La suite jette un froid. Un policier a commencé à l’injurier et à le frapper. « Raconte-nous comment tu as fait, lui a-t-il dit. Comment les as-tu tués? ». Puis, de concert, l’ensemble des agents se sont mis à le rouer de coups. Ils l’ont dénudé avant de continuer de le malmener. Au final, on a lui amené une déclaration déjà écrite, dans laquelle Martin reconnaissait sa culpabilité et qu’on l’a obligé de signer. Devant son refus, on est allé chercher un sac de plastique. Après avoir été étouffé et craignant pour sa vie, il a fini par signer le document sans le consulter, à la grande satisfaction de ses tortionnaires.
En 1993, Martin del Campo a été condamné à 50 ans de prison pour meurtre, condamnation qui a été basée sur les aveux qu’on lui a arrachés cette nuit-là. 50 ans de réclusion. Ironiquement, c’est presque le nombre d’années d’existence des principes fondamentaux consacrés dans le système démocratique moderne, par la biais de la Charte universelle des droits de la personne (1948).
Le responsable de l’enquête, un prénommé « Galvan », a écrit dans l’investigation que Martin del Campo était dans un état d’ébriété avancé ce soir-là et qu’il aurait tué sa sœur et son mari parce qu’il était en colère contre ce dernier suite à une facture de réparation automobile s’élevant à 70$. Rien ne confirme cette version des faits : motif invraisemblable, prises de sang effectuées la nuit même concluant que Martin del Campo n’était pas saoul. Mais la théorie de Galvan a néanmoins été retenue. Et ce, malgré l’aveu de l’officier même qui a, devant la Cour, reconnu avoir usé de méthodes illégales – c’est-à-dire la torture – pour obtenir les aveux.
Pourtant, les enquêteurs ne manquaient pas de pistes pour élucider l’affaire. Le réflexe le plus élémentaire lorsque l’on recherche le coupable d’un meurtre est de s’interroger sur les motifs et de se demander : « à qui bénéficie le crime ? ». Gerardio Zamudio Aldada était le beau-frère, ainsi que le partenaire d’affaire du détenu. Dans un rapport concernant le dossier, il est explicitement mentionnéque la famille de Zamudio a hérité au final de tous les biens de Gerardio et de la compagnie. Tuer la sœur de Martin del Campo et porter le blâme sur lui garantissaient que tous les avoirs du défunt iraient à la famille. Simple constatation. Volontairement ignorée par les autorités.
Le sort de la vie d’un homme repose sur une investigation bâclée et des aveux arrachés.

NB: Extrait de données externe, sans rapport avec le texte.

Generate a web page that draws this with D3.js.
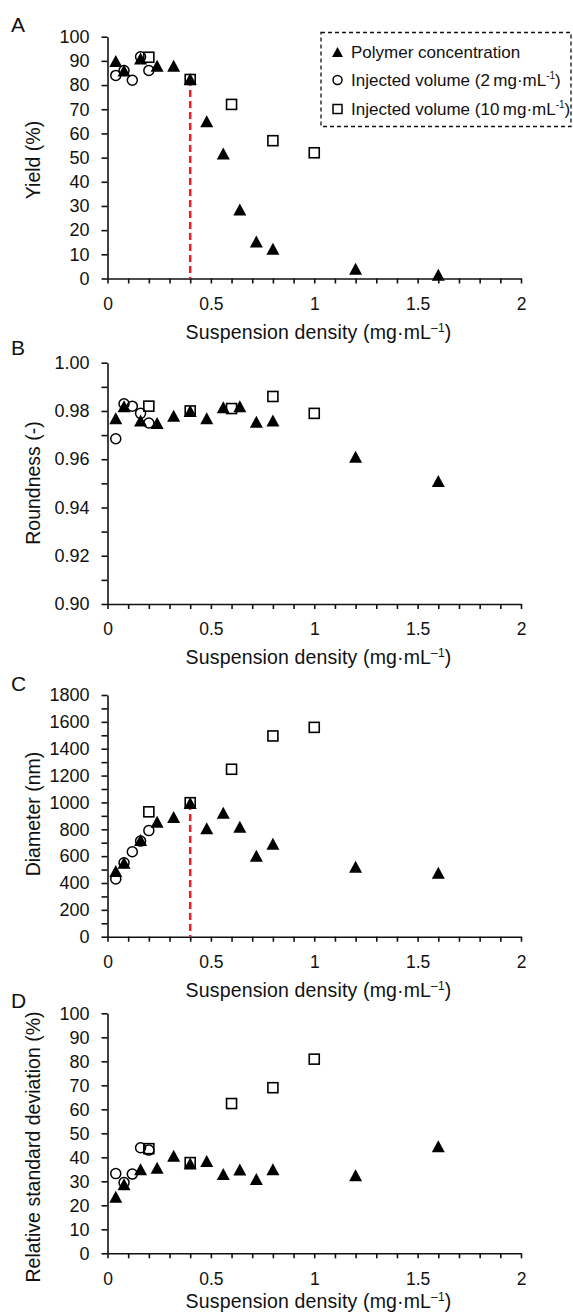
<!DOCTYPE html>
<html>
<head>
<meta charset="utf-8">
<script src="https://cdn.jsdelivr.net/npm/d3@7"></script>
<style>
    body { margin: 0; background: #fff; }
    text { font-family: "Liberation Sans", Arial, sans-serif; fill: #111; }
</style>
</head>
<body>
<div id="app"></div>
<script>
// suspension density (mg/mL) of each series
const xPolymer = [0.04, 0.08, 0.16, 0.24, 0.32, 0.40, 0.48, 0.56, 0.64, 0.72, 0.80, 1.2, 1.6];
const xInjected2 = [0.04, 0.08, 0.12, 0.16, 0.20];
const xInjected10 = [0.2, 0.4, 0.6, 0.8, 1.0];

// A - yield (%)
const yieldPolymer = [90, 86, 91, 88, 88, 82.5, 65, 51.7, 28.5, 15.3, 12.3, 4, 1.5];
const yieldInjected2 = [84, 86, 82, 91.7, 86];
const yieldInjected10 = [91.5, 82.3, 72, 57, 52];

// B - roundness (-)
const roundPolymer = [0.977, 0.982, 0.976, 0.975, 0.978, 0.980, 0.977, 0.9815, 0.982, 0.9755, 0.976, 0.961, 0.951];
const roundInjected2 = [0.9685, 0.983, 0.982, 0.979, 0.975];
const roundInjected10 = [0.982, 0.980, 0.981, 0.986, 0.979];

// C - diameter (nm)
const diamPolymer = [490, 550, 720, 856, 892, 995, 807, 923, 819, 603, 692, 521, 477];
const diamInjected2 = [430, 551, 633, 712, 790];
const diamInjected10 = [930, 998, 1247, 1495, 1559];

// D - relative standard deviation (%)
const rsdPolymer = [23.6, 28.8, 35, 35.6, 40.6, 37.4, 38.5, 33, 34.9, 31, 35, 32.5, 44.6];
const rsdInjected2 = [33.2, 29.5, 33, 44, 43];
const rsdInjected10 = [43.6, 37.8, 62.4, 69, 80.9];

// ticks
const xTicks = [0, 0.1, 0.2, 0.3, 0.4, 0.5, 0.6, 0.7, 0.8, 0.9, 1, 1.1, 1.2, 1.3, 1.4, 1.5, 1.6, 1.7, 1.8, 1.9, 2];
const xTickLabels = ["0", "0.5", "1", "1.5", "2"];
const yieldTicks = [0, 10, 20, 30, 40, 50, 60, 70, 80, 90, 100];
const roundTicks = [0.90, 0.91, 0.92, 0.93, 0.94, 0.95, 0.96, 0.97, 0.98, 0.99, 1.00];
const roundTickLabels = ["0.90", "0.92", "0.94", "0.96", "0.98", "1.00"];
const diamTicks = [0, 100, 200, 300, 400, 500, 600, 700, 800, 900, 1000, 1100, 1200, 1300, 1400, 1500, 1600, 1700, 1800];
const diamTickLabels = ["0", "200", "400", "600", "800", "1000", "1200", "1400", "1600", "1800"];
const rsdTicks = [0, 10, 20, 30, 40, 50, 60, 70, 80, 90, 100];

const legendNames = ["Polymer concentration", "Injected volume (2\u2009mg\u00b7mL", "Injected volume (10\u2009mg\u00b7mL"];
const cutoff = 0.4;

const panels = [
    { letter: "A", title: "Yield (%)", top: 36.7, bottom: 278.5, titleY: 160, letterY: 32, xTitleGap: 60,
      ticks: yieldTicks, labels: yieldTicks.map(String),
      series: [yieldPolymer, yieldInjected2, yieldInjected10], redLine: true },
    { letter: "B", title: "Roundness (-)", top: 362.7, bottom: 604, titleY: 483, letterY: 355, xTitleGap: 60,
      ticks: roundTicks, labels: roundTickLabels,
      series: [roundPolymer, roundInjected2, roundInjected10], redLine: false },
    { letter: "C", title: "Diameter (nm)", top: 695, bottom: 936.7, titleY: 814, letterY: 691, xTitleGap: 60,
      ticks: diamTicks, labels: diamTickLabels,
      series: [diamPolymer, diamInjected2, diamInjected10], redLine: true },
    { letter: "D", title: "Relative standard deviation (%)", top: 1013.3, bottom: 1253.3, titleY: 1147, letterY: 1008, xTitleGap: 55,
      ticks: rsdTicks, labels: rsdTicks.map(String),
      series: [rsdPolymer, rsdInjected2, rsdInjected10], redLine: false }
];

const svg = d3.select("#app")
    .append("svg")
        .attr("width", 573)
        .attr("height", 1313);

const x = d3.scaleLinear()
    .domain([0, 2])
    .range([107.5, 521]);

const triPath = (w, h) => `M0,${-h / 2}L${w / 2},${h / 2}L${-w / 2},${h / 2}Z`;

function fmtX(d) {
    const s = String(+d.toFixed(1));
    return xTickLabels.includes(s) ? s : "";
}

panels.forEach(p => {
    const g = svg.append("g");
    const extent = [p.ticks[0], p.ticks[p.ticks.length - 1]];
    const y = d3.scaleLinear()
        .domain(extent)
        .range([p.bottom, p.top]);

    // X axis
    const xAxis = g.append("g")
        .attr("transform", `translate(0, ${p.bottom})`)
        .call(d3.axisBottom(x).tickValues(xTicks).tickFormat(fmtX).tickSize(5).tickSizeOuter(0).tickPadding(14));
    xAxis.selectAll("text").style("font-size", "17.5px");

    g.append("text")
        .attr("text-anchor", "middle")
        .attr("x", 318.5)
        .attr("y", p.bottom + p.xTitleGap)
        .style("font-size", "19.5px")
        .style("letter-spacing", "0.15px")
        .call(t => {
            t.append("tspan").text("Suspension density (mg\u00b7mL");
            t.append("tspan").attr("dy", -7).style("font-size", "12px").text("\u20131");
            t.append("tspan").attr("dy", 7).text(")");
        });

    // Y axis
    const yAxis = g.append("g")
        .attr("transform", `translate(${x(0)}, 0)`)
        .call(d3.axisLeft(y).tickValues(p.ticks).tickSize(6).tickSizeOuter(0).tickPadding(12)
            .tickFormat(d => {
                const s = p.labels.find(l => Math.abs(+l - d) < 1e-9);
                return s === undefined ? "" : s;
            }));
    yAxis.selectAll("text").style("font-size", "18px");

    [xAxis, yAxis].forEach(a => {
        a.select(".domain").attr("stroke", "#111").attr("stroke-width", 1.6);
        a.selectAll(".tick line").attr("stroke", "#111").attr("stroke-width", 1.6);
        a.selectAll(".tick text").attr("fill", "#111");
    });

    g.append("text")
        .attr("text-anchor", "middle")
        .attr("transform", `translate(33, ${p.titleY}) rotate(-90)`)
        .attr("dy", "0.35em")
        .style("font-size", "19.5px")
        .text(p.title);

    g.append("text")
        .attr("x", 11)
        .attr("y", p.letterY)
        .style("font-size", "21px")
        .text(p.letter);

    // cut-off line at 0.4 mg/mL
    if (p.redLine) {
        const v = p.series[0][xPolymer.indexOf(cutoff)];
        g.append("line")
            .attr("x1", x(cutoff)).attr("x2", x(cutoff))
            .attr("y1", y(v)).attr("y2", y(extent[0]))
            .attr("stroke", "#ee1c25")
            .attr("stroke-width", 2.5)
            .attr("stroke-dasharray", "7,4");
    }

    const [sPoly, s2, s10] = p.series;

    // polymer concentration - filled triangles
    g.selectAll(".tri")
        .data(xPolymer.map((d, i) => [d, sPoly[i]]))
        .join("path")
            .attr("class", "tri")
            .attr("transform", d => `translate(${x(d[0])}, ${y(d[1])})`)
            .attr("d", triPath(13, 12))
            .attr("fill", "#000");

    // injected volume 2 mg/mL - open circles
    g.selectAll(".circ")
        .data(xInjected2.map((d, i) => [d, s2[i]]))
        .join("circle")
            .attr("class", "circ")
            .attr("cx", d => x(d[0]))
            .attr("cy", d => y(d[1]))
            .attr("r", 5)
            .attr("fill", "none")
            .attr("stroke", "#000")
            .attr("stroke-width", 1.5);

    // injected volume 10 mg/mL - open squares
    g.selectAll(".sq")
        .data(xInjected10.map((d, i) => [d, s10[i]]))
        .join("rect")
            .attr("class", "sq")
            .attr("x", d => x(d[0]) - 5)
            .attr("y", d => y(d[1]) - 5)
            .attr("width", 10)
            .attr("height", 10)
            .attr("fill", "none")
            .attr("stroke", "#000")
            .attr("stroke-width", 1.6);
});

// legend
const legend = svg.append("g");
legend.append("rect")
    .attr("x", 321)
    .attr("y", 32.5)
    .attr("width", 250)
    .attr("height", 94)
    .attr("fill", "#fff")
    .attr("stroke", "#111")
    .attr("stroke-width", 1.3)
    .attr("stroke-dasharray", "4,3");

const rowY = [52, 80, 109];
legend.append("path")
    .attr("transform", `translate(337.5, ${rowY[0]})`)
    .attr("d", triPath(11, 10))
    .attr("fill", "#000");
legend.append("circle")
    .attr("cx", 337.5).attr("cy", rowY[1]).attr("r", 4.5)
    .attr("fill", "none").attr("stroke", "#000").attr("stroke-width", 1.5);
legend.append("rect")
    .attr("x", 333).attr("y", rowY[2] - 4.5).attr("width", 9).attr("height", 9)
    .attr("fill", "none").attr("stroke", "#000").attr("stroke-width", 1.5);

legendNames.forEach((name, i) => {
    const t = legend.append("text")
        .attr("x", 351)
        .attr("y", rowY[i] + 6)
        .style("font-size", "17px");
    t.append("tspan").text(name);
    if (i > 0) {
        t.append("tspan").attr("dy", -7).style("font-size", "10px").text("-1");
        t.append("tspan").attr("dy", 7).text(")");
    }
});
</script>
</body>
</html>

Plusieurs autres aspects de ce dossier sont déplorables. Les parents du détenu ont dû complètement suspendre leurs propres vies pour s’occuper de leur fils incarcéré. Comme si perdre une fille n’était pas une tragédie suffisante… Pour les violations graves commises à l’encontre de ses droits les plus fondamentaux, on a refusé à Martin del Campo quelque réparation que ce soit, sous prétexte qu’il n’y avait pas assez de preuves pour incriminer Galvan… À croire que des aveux sont suffisants dans un cas, mais pas dans un autre.
Le droit, fondation de nos sociétés modernes, est une doctrine reposant sur l’équité. Le plus grand principe de la règle de droit est son universalité : toute personne, quel que soit son statut, quelque entité, quelque organisation y sont soumis. Dans quel but ? Afin d’éviter toute forme d’arbitrage et de pouvoir procéder en toute impartialité. Universalité du droit : en théorie.
En lisant le récit d’Alfonso Martin del Campo Dodd, plusieurs émotions me parcourent; de l’indignation, de la colère, du mépris, du choc, de la frustration, de tristesse et tant d’autres… Mais l’émotion la plus universelle est ce sentiment universel d’injustice. Le soulagement est un luxe réservé à ceux pour qui ce genre d’intrigues n’évolue qu’en parallèle avec la réalité. Ceux qui peuvent se permettre de ne plus y penser en sortant de la salle de cinéma ou en éteignant la télévision.